The idea that someone as ridiculous as Jim Jordan could be in contention to lead the House should make every American pause and wonder how the United States has come to such a moment. Jordan is among Donald Trump’s most loyal supporters—Trump has already endorsed him for the speaker’s job—and one of the most cynical and huckstering members of Congress from either party. . . . But on the central issue of American democracy, he is much more dangerous.
Jordan yesterday threatened another attempt to shut down the government (this time over immigration policies). But more to the point, how can the United States respond as one nation to the various crises around the world when the speaker of the House is an election denier spewing conspiracy theories about the current president?

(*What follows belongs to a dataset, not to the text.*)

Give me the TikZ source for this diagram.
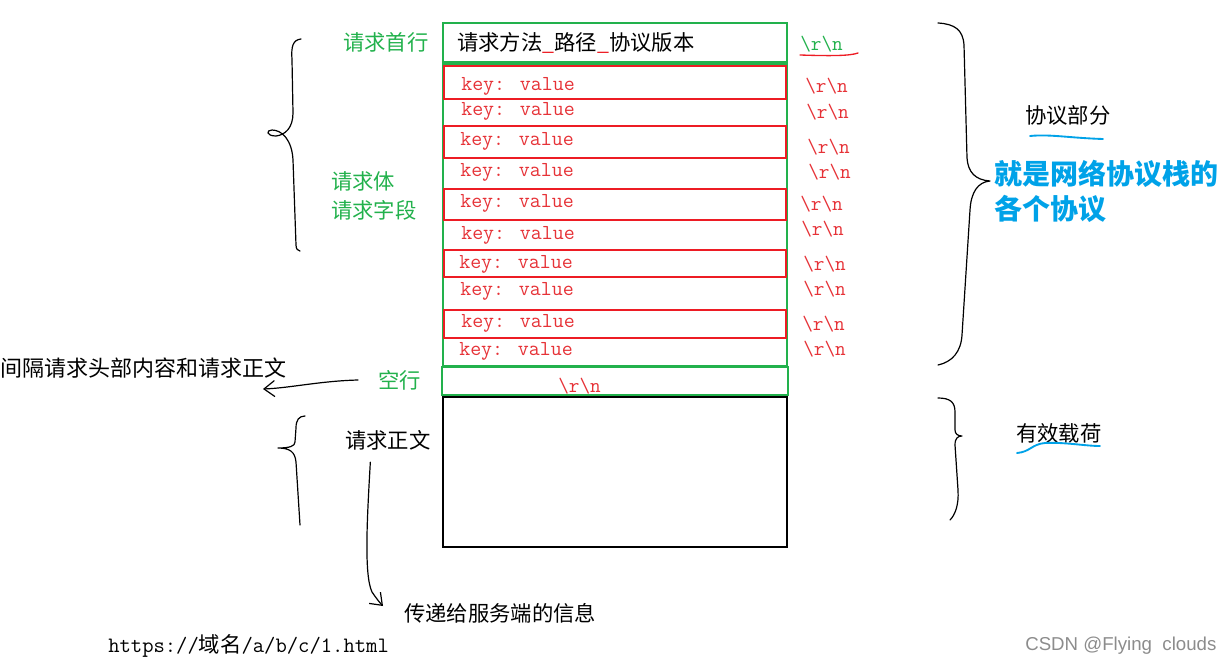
\documentclass[tikz,border=0pt]{standalone}
\usepackage{fontspec}
\setmainfont{Noto Sans CJK SC}
\newfontfamily\sansf{Liberation Sans}
\usetikzlibrary{arrows.meta}
\definecolor{gr}{RGB}{34,177,76}
\definecolor{rd}{RGB}{237,28,36}
\definecolor{rt}{RGB}{230,50,55}
\definecolor{bl}{RGB}{0,162,232}
\definecolor{gy}{RGB}{140,140,140}
\tikzset{
 gbox/.style={draw=gr, line width=1.5pt},
 rbox/.style={draw=rd, line width=1.2pt},
 kbox/.style={draw=black, line width=1.1pt},
 kv/.style={anchor=west, inner sep=0, text=rt, font=\ttfamily\fontsize{16}{16}\selectfont},
 crlf/.style={anchor=west, inner sep=0, text=rt, font=\ttfamily\fontsize{15.5}{16}\selectfont},
 glabel/.style={anchor=west, inner sep=0, text=gr, font=\fontsize{16}{16}\selectfont},
 blabel/.style={anchor=west, inner sep=0, text=black, font=\fontsize{16}{16}\selectfont},
 hand/.style={draw=black, line width=0.9pt, line cap=round, line join=round},
 bline/.style={draw=bl, line width=1.4pt, line cap=round},
 barb/.style={-{Straight Barb[length=8pt,width=12pt]}},
}
\begin{document}
\begin{tikzpicture}[x=0.75pt,y=-0.75pt]
\useasboundingbox (0,0) rectangle (1230,666);
% boxes
\draw[gbox] (443,23) rectangle (787,62);
\draw[gbox] (443,64) rectangle (787,366);
\draw[gbox] (442,367) rectangle (788,395);
\draw[kbox] (443,397) rectangle (787,547);
\draw[rbox] (444,66) rectangle (786,99);
\draw[rbox] (444,126) rectangle (786,158);
\draw[rbox] (444,189) rectangle (786,220);
\draw[rbox] (444,250) rectangle (786,277);
\draw[rbox] (444,310) rectangle (786,338);
% top row
\node[blabel] (title) at (457,43) {请求方法{\color{rd}\_}路径{\color{rd}\_}协议版本};
\node[glabel] (shouhang) at (343,42) {请求首行};
\node[crlf, text=gr] (r0) at (800,44) {\textbackslash r\textbackslash n};
\draw[rd, line width=1pt, line cap=round] (800,55) .. controls (830,56) and (850,56) .. (858,53);
% key value rows
\node[kv] (k1) at (461,86) {key: value};
\node[kv] (k2) at (461,111) {key: value};
\node[kv] (k3) at (460,141) {key: value};
\node[kv] (k4) at (460,172) {key: value};
\node[kv] (k5) at (460,203) {key: value};
\node[kv] (k6) at (461,235) {key: value};
\node[kv] (k7) at (459,264) {key: value};
\node[kv] (k8) at (460,291) {key: value};
\node[kv] (k9) at (461,323) {key: value};
\node[kv] (k10) at (459,351) {key: value};
\node[crlf] (r1) at (805,86) {\textbackslash r\textbackslash n};
\node[crlf] (r2) at (806,112) {\textbackslash r\textbackslash n};
\node[crlf] (r3) at (807,147) {\textbackslash r\textbackslash n};
\node[crlf] (r4) at (808,172) {\textbackslash r\textbackslash n};
\node[crlf] (r5) at (800,204) {\textbackslash r\textbackslash n};
\node[crlf] (r6) at (801,229) {\textbackslash r\textbackslash n};
\node[crlf] (r7) at (803,264) {\textbackslash r\textbackslash n};
\node[crlf] (r8) at (803,289) {\textbackslash r\textbackslash n};
\node[crlf] (r9) at (802,324) {\textbackslash r\textbackslash n};
\node[crlf] (r10) at (803,349) {\textbackslash r\textbackslash n};
\node[crlf] (r11) at (558,386) {\textbackslash r\textbackslash n};
% left labels
\node[glabel] (qqt) at (331,181) {请求体};
\node[glabel] (qqzd) at (331,210) {请求字段};
\node[blabel, font=\fontsize{16.5}{17}\selectfont] (jiange) at (0,368) {间隔请求头部内容和请求正文};
\node[glabel] (kong) at (378,380) {空行};
\node[blabel] (zw) at (345,440) {请求正文};
\node[blabel] (chuandi) at (404,613) {传递给服务端的信息};
\node[anchor=west, inner sep=0] (url) at (108,646) {\ttfamily\fontsize{16.5}{17}\selectfont https://{\rmfamily\fontsize{16}{16}\selectfont 域名}/a/b/c/1.html};
% right labels
\node[blabel] (xieyi) at (1025,115) {协议部分};
\node[anchor=west, inner sep=0, text=bl, font=\bfseries\fontsize{21}{21}\selectfont] (jiushi1) at (994,174) {就是网络协议栈的};
\node[anchor=west, inner sep=0, text=bl, font=\bfseries\fontsize{21}{21}\selectfont] (jiushi2) at (994,209) {各个协议};
\node[blabel] (youxiao) at (1016,433) {有效载荷};
\node[anchor=west, inner sep=0, text=gy, font=\sansf\fontsize{14}{14}\selectfont] (csdn) at (1025,646) {CSDN @Flying\ \ clouds};
% arrows
\coordinate (kongtip) at (263,389);
\draw[hand, barb] ([xshift=-15pt]kong.west) .. controls (320,381) and (290,388) .. (kongtip);
\coordinate (zwtip) at (383,606);
\draw[hand, barb] ([xshift=19pt,yshift=-9pt]zw.south west) .. controls (367,520) and (364,575) .. (372,592) .. controls (376,598) and (380,603) .. (zwtip);
% braces
\draw[hand] (301,39) .. controls (293,40) and (291,46) .. (292,60) -- (293,113) .. controls (293,128) and (285,135) .. (276,136) .. controls (266,136) and (266,130) .. (272,130) .. controls (282,130) and (292,140) .. (293,160) -- (296,245) .. controls (296,249) and (298,251) .. (300,251);
\draw[hand] (305,416) .. controls (299,416) and (296,420) .. (296,428) -- (295,442) .. controls (295,446) and (290,448) .. (278,448) .. controls (290,448) and (295,452) .. (296,462) -- (300,525);
\draw[hand] (938,23) .. controls (955,24) and (963,30) .. (964,45) -- (967,158) .. controls (968,172) and (975,180) .. (990,181) .. controls (978,182) and (971,192) .. (970,210) -- (962,335) .. controls (961,352) and (952,362) .. (938,365);
\draw[hand] (938,398) .. controls (950,398) and (955,402) .. (955,412) -- (955,430) .. controls (955,434) and (958,436) .. (962,436) .. controls (958,436) and (955,438) .. (955,445) -- (958,490) .. controls (959,505) and (955,515) .. (950,520);
% blue underlines
\draw[bline] (1030,136) .. controls (1050,134) and (1070,138) .. (1103,139);
\draw[bline] (1017,453) .. controls (1030,452) and (1032,444) .. (1045,443) .. controls (1065,442) and (1085,446) .. (1100,446);
\end{tikzpicture}
\end{document}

The situation is no better over in the usually more staid and thoughtful U.S. Senate. As conflicts erupt around the world, hundreds of military promotions, including the chief of naval operations and many other senior appointments, remain frozen. They are being held up by Tommy Tuberville, a former Alabama college football coach who thinks U.S. servicepeople should be denied access to abortion and decries what he thinks is too much “wokeness” in the military.
The old saw about partisanship ending at the water’s edge was never completely true. The right and the left in the United States have argued plenty about foreign policy, but they once did so with a seriousness of purpose and an understanding that millions of lives, the security of the nation—and in the final analysis, the survival of humanity—were at risk. If any adults remain in the GOP, they need to get control of their party and get to work.
America - or more precisely, today's Republican Party - are putting America at risk of suffering its own version of what befell Israel this past Saturday. Frighteningly, the GOP and its cult followers do not seem to care.